She’s a Skank!

I’m pleased to read that neither ABC nor NBC will be conducting a post-jail interview with professional trainwreck Paris Hilton. I had been dismayed initially upon hearing that NBC had supposedly offered a million damn dollars to talk to that wretched whore. Now I see in the New York Times that that is no longer the case:

After a flurry of accounts this week about financial offers to land the first postprison interview with Paris Hilton, both ABC and NBC said yesterday that they no longer had any interest in securing the interview.

NBC said that it had contacted representatives of the Hilton family yesterday afternoon and told them the network would no longer pursue the interview with Ms. Hilton, who has been in jail in Los Angeles since June 3 on charges related to traffic violations.
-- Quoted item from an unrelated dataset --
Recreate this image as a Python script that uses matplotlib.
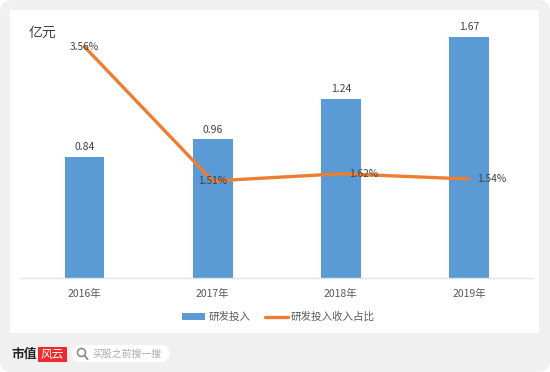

She was sentenced to serve 45 days.

‘We have informed their representatives that we are not interested in this interview,’ said Allison Gollust, the spokeswoman for NBC News.

It’s clear that Barbara Walters had been approached to do the interview for ABC, but the network declined, to their credit. I am certain, however, that Walters would have done the interview had she been allowed. The only thing that could convince me that whatever journalistic integrity Walters ever had had not long since vanished would have been if the first question she asked Hilton was, “Why are you such a terrible human being?”

So Very Lazy

With an hour to fill before the opera broadcast today (Così fan tutte), I could have been creative. I had pulled out some English language canons and secular cantatas by Haydn. But in the end I lazied-out, and put on Mozart’s C Minor Mass, K. 427 (the Fricsay recording), with a running time of 57:03.

On the plus side, it was a superior choice on musical and performance grounds.  Maria Stader was truly outstanding, and its sad to think that her style of singing no longer exists.  That is the case, unfortunately, with many fine singers of the golden age.  Voice students are so protective now of their instruments, and their teachers direct them into such a lightweight style of performance.  Every young singer does Mozart these days, but who is doing Leoncavallo, Verdi, Giordano?